Sustainability in Business

Aliza Savin
August 5, 2024
Green Business Practices

What does Sustainability mean? 

In 1987, the United Nations defined sustainability as “meeting the needs of the present without compromising the ability of future generations to meet their own needs.”

In business, sustainability means balancing the short and long-term profit goals with the short and long-term environmental impacts. Businesses often use what are referred to as ESG (environment, society, and government) matrices to implement strategic decision-making with a sustainable mindset.  

For companies, sustainability could look like:

  • Ensuring workers receive living wages and have fair labor conditions
  • Powering its facilities with renewable energy
  • Incorporating diversity, equity, and inclusion principles into its corporate structure
  • Reducing its manufacturing waste
  • Changing packaging to use more recyclable materials

Why is Sustainability Important?  

Traditionally, companies have viewed profits as their primary goal, rarely seeing themselves as catalysts for social change. However, in modern times social progress and profitability have become increasingly interdependent. Google has pledged to reach net-zero emissions across all of its operations and value chain by 2030. Already, they have maintained an average of 64% carbon-free energy across all of their global electricity consumption. 

The corporate landscape is evolving and the overlap between societal impact and business success is growing. Many of the world’s most significant challenges, like climate change and social justice, are so extensive that the cooperation of businesses will be integral to achieving solutions. Conversely, the private sector is often viewed as profiting at the expense of social welfare, which hurts its reputation and deters stakeholders. Shared value opportunity – the idea that by doing good your business will receive financial benefits – is imperative for firms to evaluate and incorporate.

Benefits of Green Business

The world is undergoing an unprecedented global shift towards sustainability and businesses can choose to be either leaders or laggards. Investors increasingly consider ESG markers when deciding where to devote their money. Bloomberg finds that in 2022, Global ESG assets exceeded $30 trillion and are projected to surpass $40 trillion in 2030. Investors acknowledge that a strong ESG portfolio is critical for the long-term health of a company. 

Sustainability is economical. Growth and sustainability have always been inextricably intertwined. Sustainable practices can reduce energy consumption, decrease resource use, and increase efficiency, optimizing operating costs. A 2020 McKinsey report found that India can quadruple its renewable-energy output, which could produce $90 billion in GDP and create about two million jobs in 2030. The passage of the Clean Air Act did not only combat ozone depletion but also increased wages and labor-force participation for those affected. Sustainability and growth are not competing subjects, rather they reinforce and propel each other. 

Additionally, customers care about their environmental footprint and are shifting their consumption patterns towards companies with sustainable claims. A 2020 McKinsey study found that 60% of people would pay more for a product made with sustainable packaging. ESG is important for companies to reach wider consumer segments, build brand loyalty, and increase revenue. 

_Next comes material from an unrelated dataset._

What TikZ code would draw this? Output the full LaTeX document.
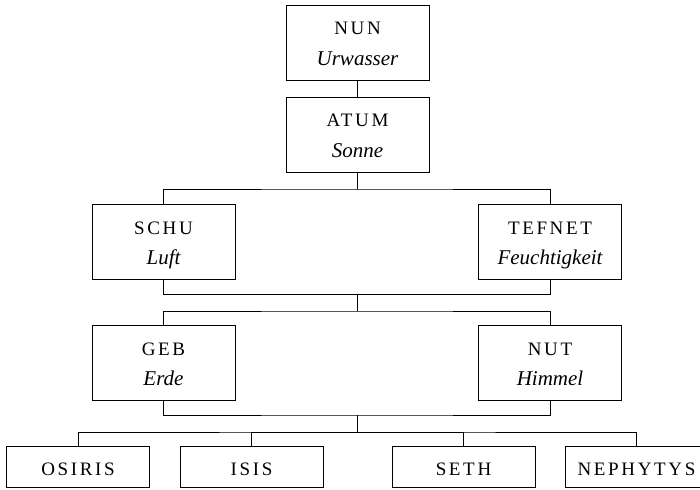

Employees also care about sustainability. IBM’s “Sustainability at a Turning Point” Research Brief found that, “69% of the full potential workforce—which includes people who are employed full- or part-time, unemployed and seeking employment, or full-time students or apprentices—say they’re more likely to accept a job with an organization they consider to be environmentally sustainable”

Sustainability business is not a fad or a phase. It is the future for a healthy economy and planet. It no longer solely pertains to the environment but is now a synonym for business strategy and resilience. Incorporating sustainability into business practices reconciles the needs of the planet with profitability, and it is essential for aligning company missions, values, and goals, improving legitimacy, and fulfilling growth opportunities.